Actually, it very likely is. The first and the last.

AFAIK, the world has never had a global pandemic where vast numbers of people stopped working out of fear of becoming infected. We have had pandemics where vast numbers of people stopped working because they were dead. But that’s nothing like what we have today.  (The Spanish flu was associated with only a very brief and mild recession.)

As for the future, who can say? We now have a company that has a million thermometers in circulation, all linked to a central database. It picked up the oncoming disaster in America well before most other people, but its warnings were ignored by the government. Now this company says that the number of high fevers in America is falling fast. We shall see.

Does anyone doubt that this is the wave of the future—connecting IT with medicine? That we’ll be able to spot epidemics in real time?  Does anyone doubt that in the future our ability to test huge numbers of people for viruses will be scaled upward dramatically? It was 102 years between the Spanish flu and this epidemic. Say it’s another 57 or 91 or 114 years until the next big one. Does anyone feel confident predicting what health care will look like that far into the future?

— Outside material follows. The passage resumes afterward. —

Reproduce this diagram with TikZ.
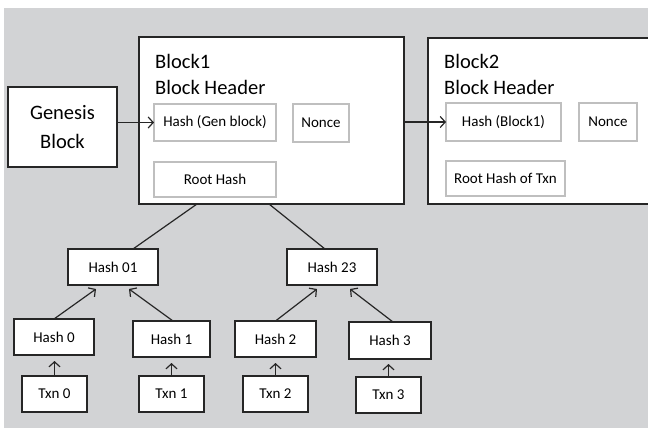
\documentclass[tikz,border=0pt]{standalone}
\usepackage{fontspec}
\setmainfont{Carlito}
\usetikzlibrary{arrows.meta}
\definecolor{bggray}{HTML}{D2D3D5}
\definecolor{boxline}{HTML}{262626}
\definecolor{innerline}{HTML}{BFBFBF}
\tikzset{
  big/.style={font=\fontsize{20.5}{29}\selectfont},
  small/.style={font=\fontsize{15}{18}\selectfont},
  outerbox/.style={draw=boxline, line width=1.4pt, fill=white, inner sep=0pt, outer sep=0pt},
  innerbox/.style={draw=innerline, line width=1.8pt, fill=white, inner sep=0pt, outer sep=0pt, small},
  treebox/.style={draw=boxline, line width=1.4pt, fill=white, inner sep=0pt, outer sep=0pt, small},
  conn/.style={draw=boxline, line width=1.2pt},
  arr/.style={conn, -{Straight Barb[length=5pt,width=11pt,line width=1.2pt]}},
}
\begin{document}
\begin{tikzpicture}[x=1pt,y=-1pt]
\useasboundingbox (0,0) rectangle (648,429);
\clip (0,0) rectangle (648,429);
\fill[bggray] (4,8) rectangle (648,428);
% top blocks
\node[outerbox, big, align=center, minimum width=109pt, minimum height=80pt] (gen) at (62.5,127) {Genesis\\Block};
\node[outerbox, minimum width=265pt, minimum height=167pt] (b1) at (271.5,120.5) {};
\node[outerbox, minimum width=240pt, minimum height=166pt] (b2) at (548,121) {};
\node[big, anchor=base west, inner sep=0pt] (b1t) at (155,68) {Block1};
\node[big, anchor=base west, inner sep=0pt] (b1h) at (155,94) {Block Header};
\node[big, anchor=base west, inner sep=0pt] (b2t) at (444,68) {Block2};
\node[big, anchor=base west, inner sep=0pt] (b2h) at (444,94) {Block Header};
% inner boxes
\node[innerbox, minimum width=122pt, minimum height=37pt] (hg) at (215,122.5) {Hash (Gen block)};
\node[innerbox, minimum width=56pt, minimum height=38pt] (n1) at (321,123) {Nonce};
\node[innerbox, minimum width=122pt, minimum height=35pt] (rh) at (215,179.5) {Root Hash};
\node[innerbox, minimum width=115pt, minimum height=38pt] (hb1) at (503.5,122) {Hash (Block1)};
\node[innerbox, minimum width=58pt, minimum height=38pt] (n2) at (608,122) {Nonce};
\node[innerbox, minimum width=119pt, minimum height=35pt] (rt) at (505.5,178.5) {Root Hash of Txn};
% tree
\node[treebox, minimum width=90pt, minimum height=36pt] (h01) at (113,267) {Hash 01};
\node[treebox, minimum width=90pt, minimum height=36pt] (h23) at (332,267) {Hash 23};
\node[treebox, minimum width=80pt, minimum height=36pt] (h0) at (54,337) {Hash 0};
\node[treebox, minimum width=77pt, minimum height=36pt] (h1) at (171.5,339) {Hash 1};
\node[treebox, minimum width=81pt, minimum height=36pt] (h2) at (275.5,339) {Hash 2};
\node[treebox, minimum width=82pt, minimum height=37pt] (h3) at (390,340.5) {Hash 3};
\node[treebox, minimum width=65pt, minimum height=36pt] (t0) at (54.5,394) {Txn 0};
\node[treebox, minimum width=65pt, minimum height=36pt] (t1) at (171.5,394) {Txn 1};
\node[treebox, minimum width=65pt, minimum height=36pt] (t2) at (275.5,394) {Txn 2};
\node[treebox, minimum width=65pt, minimum height=36pt] (t3) at (388.5,395) {Txn 3};
% connectors
\draw[arr] (gen.east |- hg.west) -- (hg.west);
\draw[arr] (b1.east |- hb1.west) -- (hb1.west);
\draw[conn] ([xshift=58pt]b1.south west) -- ([xshift=65pt]h01.north west);
\draw[conn] ([xshift=130pt]b1.south west) -- ([xshift=38pt]h23.north west);
\draw[arr] (h0.north) -- ([xshift=28pt,yshift=-4pt]h01.south west);
\draw[arr] ([xshift=40pt]h1.north west) -- ([xshift=61pt,yshift=-4pt]h01.south west);
\draw[arr] (h2.north) -- ([xshift=30pt,yshift=-4pt]h23.south west);
\draw[arr] ([xshift=44pt]h3.north west) -- ([xshift=63pt,yshift=-4pt]h23.south west);
\draw[arr, shorten >=6pt] (t0.north) -- (t0.north |- h0.south);
\draw[arr, shorten >=6pt] (t1.north) -- (t1.north |- h1.south);
\draw[arr, shorten >=6pt] (t2.north) -- (t2.north |- h2.south);
\draw[arr, shorten >=5pt] (t3.north) -- (t3.north |- h3.south);
\end{tikzpicture}
\end{document}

Don’t get me wrong, I believe we will face major medical challenges in the future. There’s a growing risk of antibiotic resistant bacteria. Perhaps a deadly flu will jump from animals to humans. But it’s dangerous to assume that we know what form the next emergency will take.

We’d be smarter not to be reactive, focusing all our planning on a repeat of the coronavirus. Maybe we should focus our thinking on a wider range of possible crises. We should be trying to prevent terrorists from using bioweapons, or AI run amok, or accidental nuclear war, or asteroid strikes. I don’t know what the next global crisis will look like, but I very much doubt it will be a replay of the crisis of 2020.

Look for something totally unexpected, coming out of the blue.

And remember, the US government was almost completely unprepared, despite numerous warnings from experts.